* _Data lines_:
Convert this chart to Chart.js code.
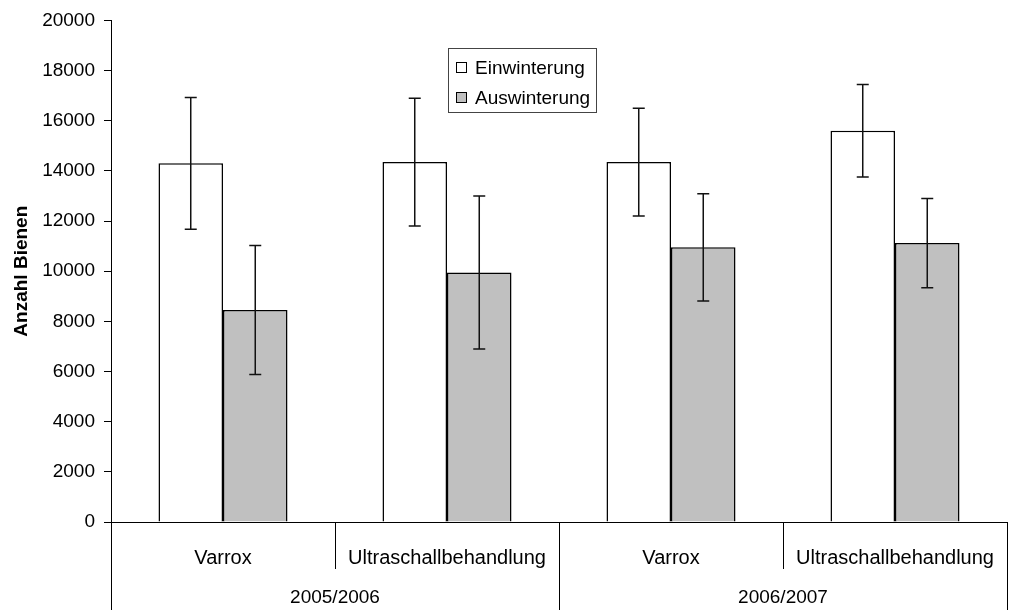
<!DOCTYPE html>
<html>
<head>
<meta charset="utf-8">
<script src="https://cdn.jsdelivr.net/npm/chart.js@4/dist/chart.umd.min.js"></script>
<style>
  html, body { margin: 0; padding: 0; background: #fff; }
  #wrap { width: 1011px; height: 610px; }
</style>
</head>
<body>
<div id="wrap"><canvas id="bienenChart"></canvas></div>
<script>
// data
const categories = ['Varrox', 'Ultraschallbehandlung', 'Varrox', 'Ultraschallbehandlung'];
const groups = ['2005/2006', '2006/2007'];
const einwinterung = [14300, 14350, 14350, 15600];
const einwinterungErr = [2630, 2550, 2150, 1840];
const auswinterung = [8450, 9950, 10950, 11120];
const auswinterungErr = [2570, 3050, 2140, 1775];
const seriesNames = ['Einwinterung', 'Auswinterung'];
const seriesColors = ['#ffffff', '#c0c0c0'];

const FONT = '"Liberation Sans", Arial, sans-serif';

// error bars drawn from the y scale
const errorBars = {
    id: 'errorBars',
    afterDatasetsDraw(chart) {
        const ctx = chart.ctx;
        const y = chart.scales.y;
        ctx.save();
        ctx.strokeStyle = '#111';
        ctx.lineWidth = 1.5;
        chart.data.datasets.forEach((ds, i) => {
            const meta = chart.getDatasetMeta(i);
            meta.data.forEach((bar, j) => {
                const v = ds.data[j];
                const e = ds.errors[j];
                const top = y.getPixelForValue(v + e);
                const bot = y.getPixelForValue(v - e);
                ctx.beginPath();
                ctx.moveTo(bar.x, top);
                ctx.lineTo(bar.x, bot);
                ctx.moveTo(bar.x - 6, top);
                ctx.lineTo(bar.x + 6, top);
                ctx.moveTo(bar.x - 6, bot);
                ctx.lineTo(bar.x + 6, bot);
                ctx.stroke();
            });
        });
        ctx.restore();
    }
};

// two level category axis + legend box
const groupedAxis = {
    id: 'groupedAxis',
    afterDraw(chart) {
        const ctx = chart.ctx;
        const x = chart.scales.x;
        const area = chart.chartArea;
        const n = categories.length;
        const step = (x.right - x.left) / n;
        const perGroup = n / groups.length;
        const bottom = chart.height;
        ctx.save();
        ctx.strokeStyle = '#000';
        ctx.lineWidth = 1;
        ctx.fillStyle = '#000';
        ctx.font = '20px ' + FONT;
        ctx.textAlign = 'center';
        ctx.textBaseline = 'middle';

        // separators
        for (let i = 0; i <= n; i++) {
            const px = Math.round(x.left + i * step) + 0.5;
            const isGroupEdge = i % perGroup === 0;
            ctx.beginPath();
            ctx.moveTo(px, area.bottom);
            ctx.lineTo(px, isGroupEdge ? bottom : area.bottom + 47);
            ctx.stroke();
        }
        categories.forEach((c, i) => {
            ctx.fillText(c, x.getPixelForValue(i), area.bottom + 36);
        });
        ctx.font = '19px ' + FONT;
        groups.forEach((g, k) => {
            const cx = x.left + (k + 0.5) * perGroup * step;
            ctx.fillText(g, cx, area.bottom + 76);
        });

        // legend
        const lx = 448, ly = 48, lw = 148, lh = 64;
        ctx.strokeStyle = '#444';
        ctx.strokeRect(lx + 0.5, ly + 0.5, lw, lh);
        ctx.textAlign = 'left';
        seriesNames.forEach((name, i) => {
            const cy = ly + 20 + i * 30;
            ctx.fillStyle = seriesColors[i];
            ctx.fillRect(lx + 8.5, cy - 5.5, 10, 10);
            ctx.strokeStyle = '#000';
            ctx.strokeRect(lx + 8.5, cy - 5.5, 10, 10);
            ctx.fillStyle = '#000';
            ctx.fillText(name, lx + 27, cy + 1);
        });
        ctx.restore();
    }
};

new Chart('bienenChart', {
    type: 'bar',
    data: {
        labels: categories,
        datasets: [{
            label: seriesNames[0],
            data: einwinterung,
            errors: einwinterungErr,
            backgroundColor: seriesColors[0],
            borderColor: '#000',
            borderWidth: 1.5
        }, {
            label: seriesNames[1],
            data: auswinterung,
            errors: auswinterungErr,
            backgroundColor: seriesColors[1],
            borderColor: '#000',
            borderWidth: 1.5
        }]
    },
    options: {
        responsive: true,
        maintainAspectRatio: false,
        animation: false,
        layout: { padding: { top: 17, right: 4, left: 0, bottom: 0 } },
        datasets: {
            bar: { categoryPercentage: 0.576, barPercentage: 1.0 }
        },
        plugins: {
            legend: { display: false },
            tooltip: { enabled: false }
        },
        scales: {
            x: {
                ticks: { display: false },
                grid: { display: false },
                border: { display: true, color: '#000', width: 1 },
                afterFit: s => { s.height = 88; }
            },
            y: {
                min: 0,
                max: 20000,
                ticks: {
                    stepSize: 2000,
                    color: '#000',
                    padding: 9,
                    font: { family: FONT, size: 19 },
                    callback: v => String(v)
                },
                grid: { display: true, drawOnChartArea: false, tickLength: 7, color: '#000' },
                border: { display: true, color: '#000', width: 1 },
                title: {
                    display: true,
                    text: 'Anzahl Bienen',
                    color: '#000',
                    font: { family: FONT, size: 19, weight: 'bold' },
                    padding: { top: 10, bottom: 0 }
                },
                afterFit: s => { s.width = 111; }
            }
        }
    },
    plugins: [errorBars, groupedAxis]
});
</script>
</body>
</html>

* _Exercise requirements_: From the data above, write out everything exactly except the pictures.

* _Solution below_:
Convert this chart to Chart.js code.
<!DOCTYPE html>
<html>
<head>
<meta charset="utf-8">
<script src="https://cdn.jsdelivr.net/npm/chart.js@4/dist/chart.umd.min.js"></script>
<style>
  html, body { margin: 0; padding: 0; background: #fff; }
  #wrap { width: 1011px; height: 610px; }
</style>
</head>
<body>
<div id="wrap"><canvas id="bienenChart"></canvas></div>
<script>
// data
const categories = ['Varrox', 'Ultraschallbehandlung', 'Varrox', 'Ultraschallbehandlung'];
const groups = ['2005/2006', '2006/2007'];
const einwinterung = [14300, 14350, 14350, 15600];
const einwinterungErr = [2630, 2550, 2150, 1840];
const auswinterung = [8450, 9950, 10950, 11120];
const auswinterungErr = [2570, 3050, 2140, 1775];
const seriesNames = ['Einwinterung', 'Auswinterung'];
const seriesColors = ['#ffffff', '#c0c0c0'];

const FONT = '"Liberation Sans", Arial, sans-serif';

// error bars drawn from the y scale
const errorBars = {
    id: 'errorBars',
    afterDatasetsDraw(chart) {
        const ctx = chart.ctx;
        const y = chart.scales.y;
        ctx.save();
        ctx.strokeStyle = '#111';
        ctx.lineWidth = 1.5;
        chart.data.datasets.forEach((ds, i) => {
            const meta = chart.getDatasetMeta(i);
            meta.data.forEach((bar, j) => {
                const v = ds.data[j];
                const e = ds.errors[j];
                const top = y.getPixelForValue(v + e);
                const bot = y.getPixelForValue(v - e);
                ctx.beginPath();
                ctx.moveTo(bar.x, top);
                ctx.lineTo(bar.x, bot);
                ctx.moveTo(bar.x - 6, top);
                ctx.lineTo(bar.x + 6, top);
                ctx.moveTo(bar.x - 6, bot);
                ctx.lineTo(bar.x + 6, bot);
                ctx.stroke();
            });
        });
        ctx.restore();
    }
};

// two level category axis + legend box
const groupedAxis = {
    id: 'groupedAxis',
    afterDraw(chart) {
        const ctx = chart.ctx;
        const x = chart.scales.x;
        const area = chart.chartArea;
        const n = categories.length;
        const step = (x.right - x.left) / n;
        const perGroup = n / groups.length;
        const bottom = chart.height;
        ctx.save();
        ctx.strokeStyle = '#000';
        ctx.lineWidth = 1;
        ctx.fillStyle = '#000';
        ctx.font = '20px ' + FONT;
        ctx.textAlign = 'center';
        ctx.textBaseline = 'middle';

        // separators
        for (let i = 0; i <= n; i++) {
            const px = Math.round(x.left + i * step) + 0.5;
            const isGroupEdge = i % perGroup === 0;
            ctx.beginPath();
            ctx.moveTo(px, area.bottom);
            ctx.lineTo(px, isGroupEdge ? bottom : area.bottom + 47);
            ctx.stroke();
        }
        categories.forEach((c, i) => {
            ctx.fillText(c, x.getPixelForValue(i), area.bottom + 36);
        });
        ctx.font = '19px ' + FONT;
        groups.forEach((g, k) => {
            const cx = x.left + (k + 0.5) * perGroup * step;
            ctx.fillText(g, cx, area.bottom + 76);
        });

        // legend
        const lx = 448, ly = 48, lw = 148, lh = 64;
        ctx.strokeStyle = '#444';
        ctx.strokeRect(lx + 0.5, ly + 0.5, lw, lh);
        ctx.textAlign = 'left';
        seriesNames.forEach((name, i) => {
            const cy = ly + 20 + i * 30;
            ctx.fillStyle = seriesColors[i];
            ctx.fillRect(lx + 8.5, cy - 5.5, 10, 10);
            ctx.strokeStyle = '#000';
            ctx.strokeRect(lx + 8.5, cy - 5.5, 10, 10);
            ctx.fillStyle = '#000';
            ctx.fillText(name, lx + 27, cy + 1);
        });
        ctx.restore();
    }
};

new Chart('bienenChart', {
    type: 'bar',
    data: {
        labels: categories,
        datasets: [{
            label: seriesNames[0],
            data: einwinterung,
            errors: einwinterungErr,
            backgroundColor: seriesColors[0],
            borderColor: '#000',
            borderWidth: 1.5
        }, {
            label: seriesNames[1],
            data: auswinterung,
            errors: auswinterungErr,
            backgroundColor: seriesColors[1],
            borderColor: '#000',
            borderWidth: 1.5
        }]
    },
    options: {
        responsive: true,
        maintainAspectRatio: false,
        animation: false,
        layout: { padding: { top: 17, right: 4, left: 0, bottom: 0 } },
        datasets: {
            bar: { categoryPercentage: 0.576, barPercentage: 1.0 }
        },
        plugins: {
            legend: { display: false },
            tooltip: { enabled: false }
        },
        scales: {
            x: {
                ticks: { display: false },
                grid: { display: false },
                border: { display: true, color: '#000', width: 1 },
                afterFit: s => { s.height = 88; }
            },
            y: {
                min: 0,
                max: 20000,
                ticks: {
                    stepSize: 2000,
                    color: '#000',
                    padding: 9,
                    font: { family: FONT, size: 19 },
                    callback: v => String(v)
                },
                grid: { display: true, drawOnChartArea: false, tickLength: 7, color: '#000' },
                border: { display: true, color: '#000', width: 1 },
                title: {
                    display: true,
                    text: 'Anzahl Bienen',
                    color: '#000',
                    font: { family: FONT, size: 19, weight: 'bold' },
                    padding: { top: 10, bottom: 0 }
                },
                afterFit: s => { s.width = 111; }
            }
        }
    },
    plugins: [errorBars, groupedAxis]
});
</script>
</body>
</html>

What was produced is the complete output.